It used to be that to do Institutional stockbroking well it was imperative you had a quality research product, good salespeople and a team of top notch traders. And a little like the three-legged stool, if one of the three legs wobbled a bit the whole thing fell over.
Pre-GFC when the financial services world in general was much more fun, the quality of a stockbroker’s research was the main reason that a firm received a buy or sell order from an institutional client. In fact, in 2005 (before the Dark Ages) the Peter Lee Associates’ Australian Equity Investors survey showed 53% of all commissions paid were allocated to broker research — fast forward to our recently completed 2016 program and this number has now declined to 43%. To make matters worse, over the same period, average commissions paid by an institution have declined by almost 18% and the number of institutions in the market risen considerably.

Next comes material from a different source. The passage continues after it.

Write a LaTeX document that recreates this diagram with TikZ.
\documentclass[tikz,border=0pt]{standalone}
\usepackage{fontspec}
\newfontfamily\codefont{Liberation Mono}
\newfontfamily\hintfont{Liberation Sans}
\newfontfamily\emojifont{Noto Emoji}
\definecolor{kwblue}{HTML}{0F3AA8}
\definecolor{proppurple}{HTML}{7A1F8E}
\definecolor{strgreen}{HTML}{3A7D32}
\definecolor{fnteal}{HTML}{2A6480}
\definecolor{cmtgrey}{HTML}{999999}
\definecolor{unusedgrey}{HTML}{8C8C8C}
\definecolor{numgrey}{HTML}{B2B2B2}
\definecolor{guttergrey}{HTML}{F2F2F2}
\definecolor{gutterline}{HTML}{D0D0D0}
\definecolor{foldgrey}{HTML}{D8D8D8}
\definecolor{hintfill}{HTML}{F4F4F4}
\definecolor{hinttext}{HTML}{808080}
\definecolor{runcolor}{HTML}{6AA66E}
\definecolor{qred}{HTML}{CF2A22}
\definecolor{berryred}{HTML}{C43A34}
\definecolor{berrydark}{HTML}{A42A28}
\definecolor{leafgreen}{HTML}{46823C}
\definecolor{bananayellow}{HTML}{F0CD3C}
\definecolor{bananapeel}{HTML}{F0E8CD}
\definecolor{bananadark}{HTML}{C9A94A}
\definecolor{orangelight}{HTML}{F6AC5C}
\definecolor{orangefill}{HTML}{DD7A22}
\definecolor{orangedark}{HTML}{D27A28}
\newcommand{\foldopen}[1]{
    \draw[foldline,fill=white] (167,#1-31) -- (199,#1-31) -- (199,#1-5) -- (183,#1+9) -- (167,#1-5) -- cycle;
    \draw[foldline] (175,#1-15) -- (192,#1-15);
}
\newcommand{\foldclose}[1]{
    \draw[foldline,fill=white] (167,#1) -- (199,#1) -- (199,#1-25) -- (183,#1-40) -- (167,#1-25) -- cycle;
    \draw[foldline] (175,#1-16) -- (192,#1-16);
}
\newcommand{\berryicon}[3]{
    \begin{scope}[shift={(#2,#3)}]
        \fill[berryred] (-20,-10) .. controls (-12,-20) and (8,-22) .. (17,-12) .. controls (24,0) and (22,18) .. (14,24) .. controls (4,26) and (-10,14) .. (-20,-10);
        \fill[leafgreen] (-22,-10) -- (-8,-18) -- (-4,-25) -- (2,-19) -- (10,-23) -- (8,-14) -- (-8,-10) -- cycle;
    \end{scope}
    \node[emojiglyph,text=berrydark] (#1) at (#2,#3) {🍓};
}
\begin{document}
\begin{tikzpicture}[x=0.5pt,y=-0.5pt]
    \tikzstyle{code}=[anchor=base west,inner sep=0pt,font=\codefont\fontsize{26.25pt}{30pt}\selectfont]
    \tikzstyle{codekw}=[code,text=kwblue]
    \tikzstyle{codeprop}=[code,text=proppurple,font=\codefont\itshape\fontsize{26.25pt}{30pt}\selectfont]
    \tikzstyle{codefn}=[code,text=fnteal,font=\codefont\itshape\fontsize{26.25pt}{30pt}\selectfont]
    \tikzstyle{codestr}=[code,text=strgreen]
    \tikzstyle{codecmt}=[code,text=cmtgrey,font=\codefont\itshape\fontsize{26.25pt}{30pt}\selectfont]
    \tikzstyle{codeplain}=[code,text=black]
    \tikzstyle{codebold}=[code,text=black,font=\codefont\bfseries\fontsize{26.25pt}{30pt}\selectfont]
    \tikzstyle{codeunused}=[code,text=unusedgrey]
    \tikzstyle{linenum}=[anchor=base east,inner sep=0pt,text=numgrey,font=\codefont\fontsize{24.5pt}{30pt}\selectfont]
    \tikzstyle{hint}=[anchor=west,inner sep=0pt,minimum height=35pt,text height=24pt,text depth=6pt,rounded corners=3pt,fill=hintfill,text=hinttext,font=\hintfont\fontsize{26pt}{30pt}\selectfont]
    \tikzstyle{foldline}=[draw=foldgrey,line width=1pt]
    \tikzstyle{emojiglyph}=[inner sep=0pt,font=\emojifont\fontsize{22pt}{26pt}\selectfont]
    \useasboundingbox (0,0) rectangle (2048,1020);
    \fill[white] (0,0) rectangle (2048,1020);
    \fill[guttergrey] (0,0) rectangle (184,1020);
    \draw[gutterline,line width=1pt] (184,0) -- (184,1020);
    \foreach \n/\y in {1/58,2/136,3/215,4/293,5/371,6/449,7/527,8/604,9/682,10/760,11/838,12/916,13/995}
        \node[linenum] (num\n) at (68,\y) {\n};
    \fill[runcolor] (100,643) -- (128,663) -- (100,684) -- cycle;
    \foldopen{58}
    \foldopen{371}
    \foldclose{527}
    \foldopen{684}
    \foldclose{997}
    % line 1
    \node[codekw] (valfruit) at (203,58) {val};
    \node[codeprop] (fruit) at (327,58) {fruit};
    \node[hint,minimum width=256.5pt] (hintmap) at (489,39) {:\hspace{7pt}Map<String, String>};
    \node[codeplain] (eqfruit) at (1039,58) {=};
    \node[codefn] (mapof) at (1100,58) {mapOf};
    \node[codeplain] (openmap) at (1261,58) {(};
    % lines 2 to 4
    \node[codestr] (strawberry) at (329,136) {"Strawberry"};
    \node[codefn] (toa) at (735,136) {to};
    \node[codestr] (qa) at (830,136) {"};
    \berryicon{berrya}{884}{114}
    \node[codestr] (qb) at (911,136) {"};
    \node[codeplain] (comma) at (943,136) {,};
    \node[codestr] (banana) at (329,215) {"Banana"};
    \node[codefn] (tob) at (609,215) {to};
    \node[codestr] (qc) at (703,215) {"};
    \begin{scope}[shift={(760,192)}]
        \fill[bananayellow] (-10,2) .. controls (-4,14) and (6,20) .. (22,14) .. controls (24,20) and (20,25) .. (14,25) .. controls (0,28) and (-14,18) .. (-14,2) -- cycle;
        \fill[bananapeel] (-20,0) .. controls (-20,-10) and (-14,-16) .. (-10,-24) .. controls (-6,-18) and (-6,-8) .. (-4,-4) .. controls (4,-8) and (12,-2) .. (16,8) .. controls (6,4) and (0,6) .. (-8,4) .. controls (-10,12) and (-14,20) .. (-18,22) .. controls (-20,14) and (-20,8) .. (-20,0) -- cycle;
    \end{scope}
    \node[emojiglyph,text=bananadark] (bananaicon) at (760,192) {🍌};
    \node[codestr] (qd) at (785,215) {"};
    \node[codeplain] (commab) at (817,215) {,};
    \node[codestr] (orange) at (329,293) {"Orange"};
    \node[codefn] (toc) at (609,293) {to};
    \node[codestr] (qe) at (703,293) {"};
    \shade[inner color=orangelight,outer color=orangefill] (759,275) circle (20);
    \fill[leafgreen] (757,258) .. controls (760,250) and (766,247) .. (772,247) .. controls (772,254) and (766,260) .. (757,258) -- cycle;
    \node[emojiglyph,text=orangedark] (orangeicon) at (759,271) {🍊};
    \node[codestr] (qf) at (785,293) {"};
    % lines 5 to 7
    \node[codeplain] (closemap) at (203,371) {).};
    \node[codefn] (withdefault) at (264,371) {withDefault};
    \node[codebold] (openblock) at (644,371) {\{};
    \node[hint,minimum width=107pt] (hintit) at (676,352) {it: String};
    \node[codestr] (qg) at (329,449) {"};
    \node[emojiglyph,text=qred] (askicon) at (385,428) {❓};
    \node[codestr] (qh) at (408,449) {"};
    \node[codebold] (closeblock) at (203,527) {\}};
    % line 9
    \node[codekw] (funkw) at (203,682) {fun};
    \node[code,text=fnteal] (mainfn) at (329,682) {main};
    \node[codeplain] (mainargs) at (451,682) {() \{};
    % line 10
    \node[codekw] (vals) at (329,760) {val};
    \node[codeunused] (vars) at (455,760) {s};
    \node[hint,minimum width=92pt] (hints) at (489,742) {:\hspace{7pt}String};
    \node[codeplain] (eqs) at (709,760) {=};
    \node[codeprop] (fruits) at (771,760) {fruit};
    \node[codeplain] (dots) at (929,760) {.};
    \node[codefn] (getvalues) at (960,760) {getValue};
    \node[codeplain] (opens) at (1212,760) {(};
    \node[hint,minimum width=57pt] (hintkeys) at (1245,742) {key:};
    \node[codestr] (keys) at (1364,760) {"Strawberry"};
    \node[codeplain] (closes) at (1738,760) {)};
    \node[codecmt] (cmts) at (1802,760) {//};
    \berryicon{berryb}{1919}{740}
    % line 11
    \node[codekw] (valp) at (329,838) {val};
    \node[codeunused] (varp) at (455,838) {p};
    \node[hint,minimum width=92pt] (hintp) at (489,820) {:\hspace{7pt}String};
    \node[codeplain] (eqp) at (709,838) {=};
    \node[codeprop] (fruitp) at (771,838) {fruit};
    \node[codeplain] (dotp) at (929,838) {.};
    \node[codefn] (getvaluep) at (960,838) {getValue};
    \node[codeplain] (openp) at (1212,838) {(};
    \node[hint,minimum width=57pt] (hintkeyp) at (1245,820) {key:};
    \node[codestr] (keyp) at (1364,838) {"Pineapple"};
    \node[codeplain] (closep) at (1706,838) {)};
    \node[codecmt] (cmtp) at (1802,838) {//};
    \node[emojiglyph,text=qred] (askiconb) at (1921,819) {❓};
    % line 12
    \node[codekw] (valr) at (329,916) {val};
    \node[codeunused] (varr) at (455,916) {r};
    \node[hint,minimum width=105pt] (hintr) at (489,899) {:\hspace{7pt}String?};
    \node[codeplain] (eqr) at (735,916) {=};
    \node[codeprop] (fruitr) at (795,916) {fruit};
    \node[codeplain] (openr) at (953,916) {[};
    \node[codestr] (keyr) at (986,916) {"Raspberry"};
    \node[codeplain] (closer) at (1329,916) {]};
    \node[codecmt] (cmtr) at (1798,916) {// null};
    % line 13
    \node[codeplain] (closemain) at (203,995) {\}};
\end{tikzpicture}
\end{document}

So, research is deemed less important whilst, at the same time, revenues are being fed from a smaller pool of dollars — and superimposed on this the number of accounts to service has increased.
The issue is that, despite this, the need to maintain a strong research product has remained intact — as has the cost of providing the service. Respondents tell us that almost 40% of all commissions paid — close to the highest level on record — are in the form of tags — the industry equivalent of a payment for services rendered. And for those tags, five of the six reasons for awarding them are research quality dependent! So, to maintain the ability to generate commissions you must have a research product that remains highly regarded. Is it any wonder that some of the more serious players have taken the axe to their once much vaunted teams despite the fact it will most likely damage their revenue line?